Kaloi is a village in Rohtak district of Haryana, India. It is located 16 km from Rohtak. Initially, it was a part of Rohtak district. This is one of the very few villages which has two panchayats (Kaloi Dopana and Kaloi Khas). Villagers work in various fields such as agriculture, information technology, banking, business and in various government departments. Its pin code is 124401.

==Location==
This village is situated in Rohtak district and located approximately 15 km far from the main city. Fairly connected to the main roads and has good road transport facilities to the villagers for commuting. The village is reachable from two sides of Rohtak Directly. Nearby villages are Rurki, Rithal, Gumana, Jasrana, Ladhot, Polangi and Bhalaut.

==Mandir==
There is a huge temple of Lord Shiva on the outskirts of the village and almost every person go there for worship. It is said about the Shiv Mandir that lord shiva came to somebody's dream and asked him to create a temple at that place. This is also believed that all wishes will be fulfilled if you come to the temple regularly.
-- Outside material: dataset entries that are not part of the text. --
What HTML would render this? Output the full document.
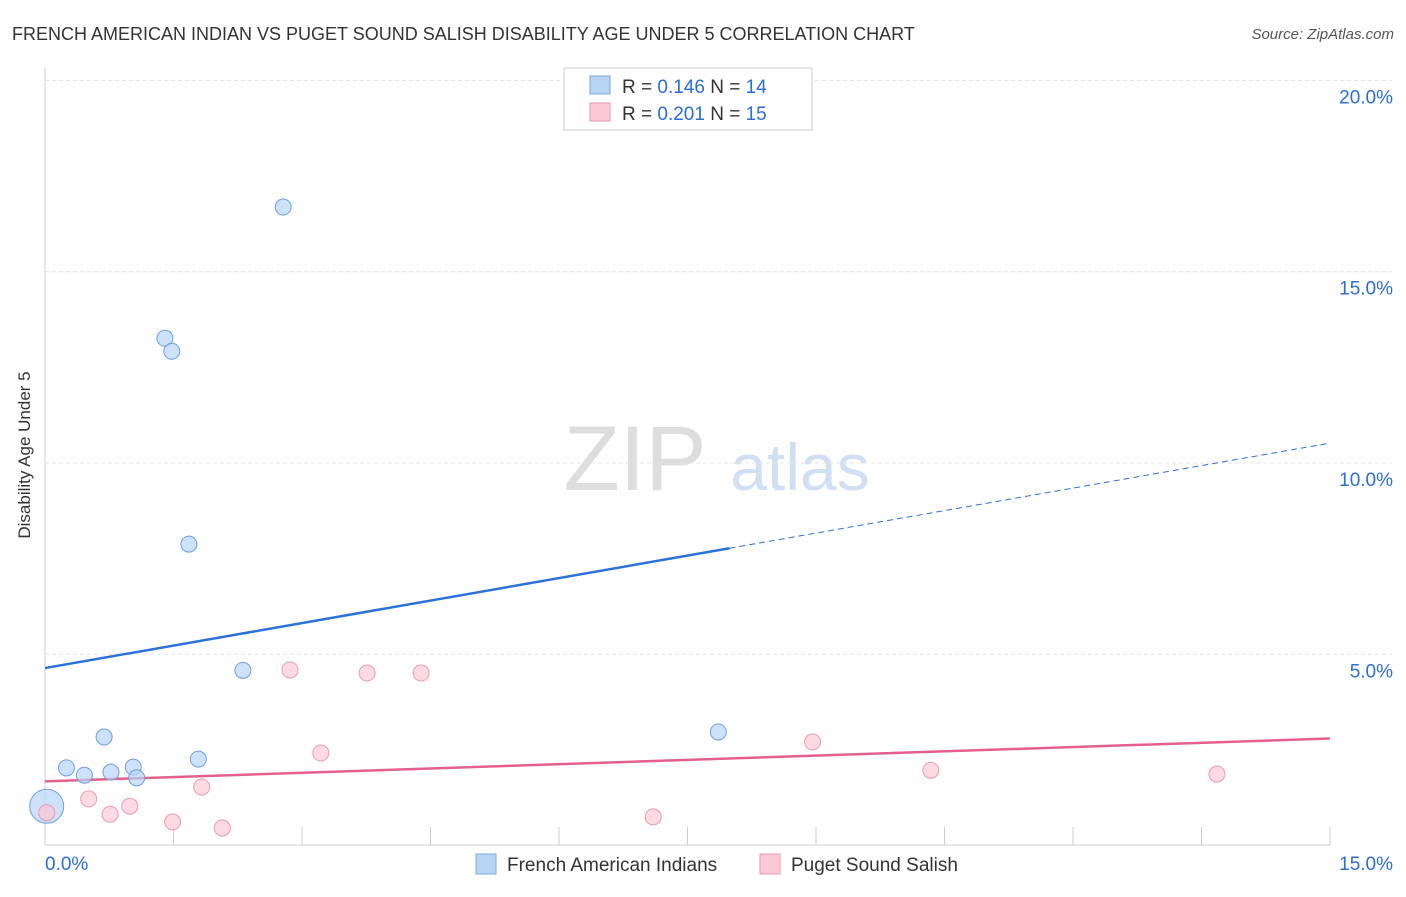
<!DOCTYPE html>
<html><head><meta charset="utf-8"><style>
body{margin:0;background:#fff;font-family:"Liberation Sans",sans-serif;}
svg text{font-family:"Liberation Sans",sans-serif;}
</style></head><body>
<svg id="c" width="1406" height="892">
<text x="12" y="40" font-size="18" fill="#333">FRENCH AMERICAN INDIAN VS PUGET SOUND SALISH DISABILITY AGE UNDER 5 CORRELATION CHART</text>
<text x="1394" y="39" font-size="15" fill="#555" text-anchor="end" font-style="italic">Source: ZipAtlas.com</text>
<text x="30" y="455" font-size="17" fill="#333" text-anchor="middle" transform="rotate(-90 30 455)">Disability Age Under 5</text>
<g><text x="635" y="490" font-size="92" fill="#ddd" text-anchor="middle" font-family="Liberation Serif">ZIP</text><text x="800" y="490" font-size="66" fill="#cfe0f5" text-anchor="middle">atlas</text></g>
<g id="grid"></g><g id="marks"></g>
<g>
<rect x="564" y="68" width="248" height="62" fill="#fff" stroke="#ccc"/>
<rect x="590" y="76" width="20" height="18" fill="#b8d4f5" stroke="#7aa9e0"/>
<text x="622" y="93" font-size="19" fill="#333">R = <tspan fill="#2a6dd6">0.146</tspan>   N = <tspan fill="#2a6dd6">14</tspan></text>
<rect x="590" y="103" width="20" height="18" fill="#fcc9d8" stroke="#e89ab2"/>
<text x="622" y="120" font-size="19" fill="#333">R = <tspan fill="#2a6dd6">0.201</tspan>   N = <tspan fill="#2a6dd6">15</tspan></text>
</g>
<g>
<rect x="476" y="854" width="20" height="20" fill="#b8d4f5" stroke="#7aa9e0"/>
<text x="507" y="871" font-size="19" fill="#333">French American Indians</text>
<rect x="760" y="854" width="20" height="20" fill="#fcc9d8" stroke="#e89ab2"/>
<text x="791" y="871" font-size="19" fill="#333">Puget Sound Salish</text>
</g>
</svg>
<script>
const yTicks=[5,10,15,20];
const xTickLabels=["0.0%","15.0%"];
const blueX=[2.78,1.40,1.48,1.68,2.31,0.69,0.25,0.46,0.77,1.03,1.07,1.79,7.86,0.02];
const blueY=[16.69,13.26,12.92,7.88,4.58,2.84,2.03,1.84,1.92,2.05,1.77,2.26,2.97,1.03];
const pinkX=[2.86,3.76,4.39,3.22,8.96,10.34,13.68,0.51,0.99,0.76,1.83,1.49,2.07,7.10,0.02];
const pinkY=[4.59,4.51,4.51,2.42,2.71,1.97,1.87,1.22,1.03,0.82,1.53,0.62,0.46,0.75,0.86];
const blueTrend=[4.64,10.52];
const pinkTrend=[1.68,2.80];
const X=v=>45+v/15*1285, Y=v=>845.6-v*38.26;
const NS="http://www.w3.org/2000/svg";
function mk(p,t,a){const e=document.createElementNS(NS,t);for(const k in a)e.setAttribute(k,a[k]);p.appendChild(e);return e;}
const g=document.getElementById('grid'),m=document.getElementById('marks');
let ax=mk(g,'line',{x1:45,y1:68,x2:45,y2:845,stroke:'#ccc'});

let bx=mk(g,'line',{x1:45,y1:845,x2:1330,y2:845,stroke:'#ccc'});

yTicks.forEach(t=>{
 let l=mk(g,'line',{x1:45,y1:Y(t),x2:1392,y2:Y(t),stroke:'#e4e4e4','stroke-dasharray':'4,3'});
 
 let tx=mk(g,'text',{x:1393,y:Y(t)+23,'font-size':19,fill:'#2a6dd6','text-anchor':'end'});tx.textContent=t.toFixed(1)+'%';
 
});
for(let i=0;i<=10;i++){let l=mk(g,'line',{x1:X(i*1.5),y1:827,x2:X(i*1.5),y2:845,stroke:'#ccc'});
 }
let t0=mk(g,'text',{x:45,y:870,'font-size':19,fill:'#2a6dd6'});t0.textContent=xTickLabels[0];

let t1=mk(g,'text',{x:1393,y:870,'font-size':19,fill:'#2a6dd6','text-anchor':'end'});t1.textContent=xTickLabels[1];

const bxEnd=7.99, byEnd=blueTrend[0]+(blueTrend[1]-blueTrend[0])*bxEnd/15;
let bl=mk(m,'line',{x1:X(0),y1:Y(blueTrend[0]),x2:X(bxEnd),y2:Y(byEnd),stroke:'#2a72d8','stroke-width':2.5});

let bd=mk(m,'line',{x1:X(bxEnd),y1:Y(byEnd),x2:X(15),y2:Y(blueTrend[1]),stroke:'#2a72d8','stroke-width':1,'stroke-dasharray':'6,4'});

let pl=mk(m,'line',{x1:X(0),y1:Y(pinkTrend[0]),x2:X(15),y2:Y(pinkTrend[1]),stroke:'#e4608a','stroke-width':2.5});

blueX.forEach((v,i)=>{let c=mk(m,'circle',{cx:X(v),cy:Y(blueY[i]),r:i==13?17:8,fill:'#b8d4f5','fill-opacity':0.7,stroke:'#6f9fe0'});
 });
pinkX.forEach((v,i)=>{let c=mk(m,'circle',{cx:X(v),cy:Y(pinkY[i]),r:8,fill:'#fcc9d8','fill-opacity':0.7,stroke:'#e89ab2'});
 });
</script>
</body></html>
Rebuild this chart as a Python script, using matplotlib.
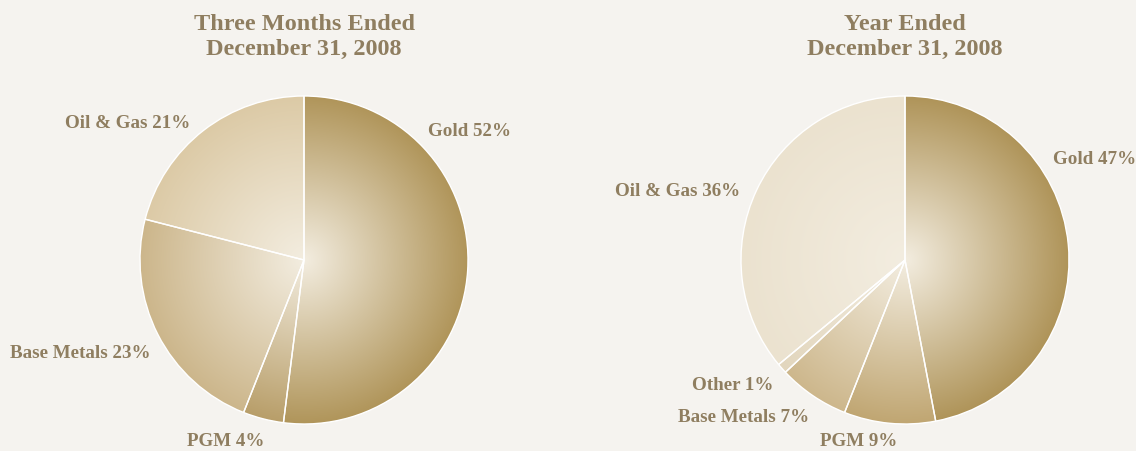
import numpy as np
import matplotlib
matplotlib.use("Agg")
import matplotlib.pyplot as plt
from matplotlib.colors import to_rgb

# Revenue mix by segment
quarter_labels = ["Gold", "PGM", "Base Metals", "Oil & Gas"]
quarter_values = [52, 4, 23, 21]
quarter_colors = ["#b0955a", "#b89e69", "#ccb68b", "#dccaa6"]

year_labels = ["Gold", "PGM", "Base Metals", "Other", "Oil & Gas"]
year_values = [47, 9, 7, 1, 36]
year_colors = ["#af9459", "#c0a672", "#cdb78c", "#e2d6bd", "#ebe2cf"]

titles = ["Three Months Ended\nDecember 31, 2008", "Year Ended\nDecember 31, 2008"]

W, H = 1136, 451
BG = "#f5f3ef"
TXT = "#8f7e60"
CENTER_COLOR = "#f3ede0"

fig = plt.figure(figsize=(W / 100, H / 100), dpi=100, facecolor=BG)
ax = fig.add_axes([0, 0, 1, 1])
ax.set_facecolor(BG)


def gradient_pie(ax, values, colors, cx, cy, r):
    wedges, _ = ax.pie(values, center=(cx, cy), radius=r, startangle=90,
                       counterclock=False, colors=colors,
                       wedgeprops=dict(edgecolor="white", linewidth=1.0))
    n = 400
    xs = np.linspace(cx - r, cx + r, n)
    ys = np.linspace(cy - r, cy + r, n)
    X, Y = np.meshgrid(xs, ys)
    t = np.clip(np.hypot(X - cx, Y - cy) / r, 0, 1)[..., None]
    c0 = np.array(to_rgb(CENTER_COLOR))
    for w, col in zip(wedges, colors):
        c1 = np.array(to_rgb(col))
        img = c0 * (1 - t) + c1 * t
        im = ax.imshow(img, extent=(cx - r, cx + r, cy - r, cy + r),
                       origin="lower", interpolation="bilinear", zorder=1)
        im.set_clip_path(w)
        w.set_facecolor("none")
        w.set_zorder(2)
    return wedges


font = dict(family="Liberation Serif", weight="bold", color=TXT)

gradient_pie(ax, quarter_values, quarter_colors, 304, H - 260, 164)
gradient_pie(ax, year_values, year_colors, 905, H - 260, 164)

ax.set_xlim(0, W)
ax.set_ylim(0, H)
ax.set_aspect("auto")
ax.axis("off")

for x, t in zip([304, 905], titles):
    ax.text(x, H - 37, t, ha="center", va="center", fontsize=17.5,
            linespacing=1.22, **font)

q_pos = [(428, 132, "left"), (264, 441, "right"), (150, 354, "right"), (190, 124, "right")]
for lab, v, (x, y, ha) in zip(quarter_labels, quarter_values, q_pos):
    ax.text(x, H - y, f"{lab} {v}%", ha=ha, va="center", fontsize=13.7, **font)

y_pos = [(1053, 160, "left"), (897, 442, "right"), (809, 417, "right"),
         (773, 386, "right"), (740, 192, "right")]
for lab, v, (x, y, ha) in zip(year_labels, year_values, y_pos):
    ax.text(x, H - y, f"{lab} {v}%", ha=ha, va="center", fontsize=13.7, **font)

fig.savefig("out.png", dpi=100, facecolor=BG)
People from far also come for the Darshan of Mahadev and a huge holy fair is being organised twice in a year around the temple on occasion of shivratri.

==School==
Kiloi village has contributed a lot in Sarva Shiksha Abhiyan. There are many schools in the village and one ITI. The village has two government senior secondary schools and some private institutions such as:
- Hans Ram Memorial Senior Secondary School, Kiloi Rohtak Haryana
- Baba Nagar Das Public School, Kiloi, Rohtak, Haryana
- S.D. Public School, Kiloi, Rohtak, Haryana
- Sheetal Polytechnic.

==Post office==
Kiloi has two panchayats but it has only one post office situated in Kiloi Dopana.

==Tourist place==
Shiv Mandir is a religious place in Kiloi. People come here from all places.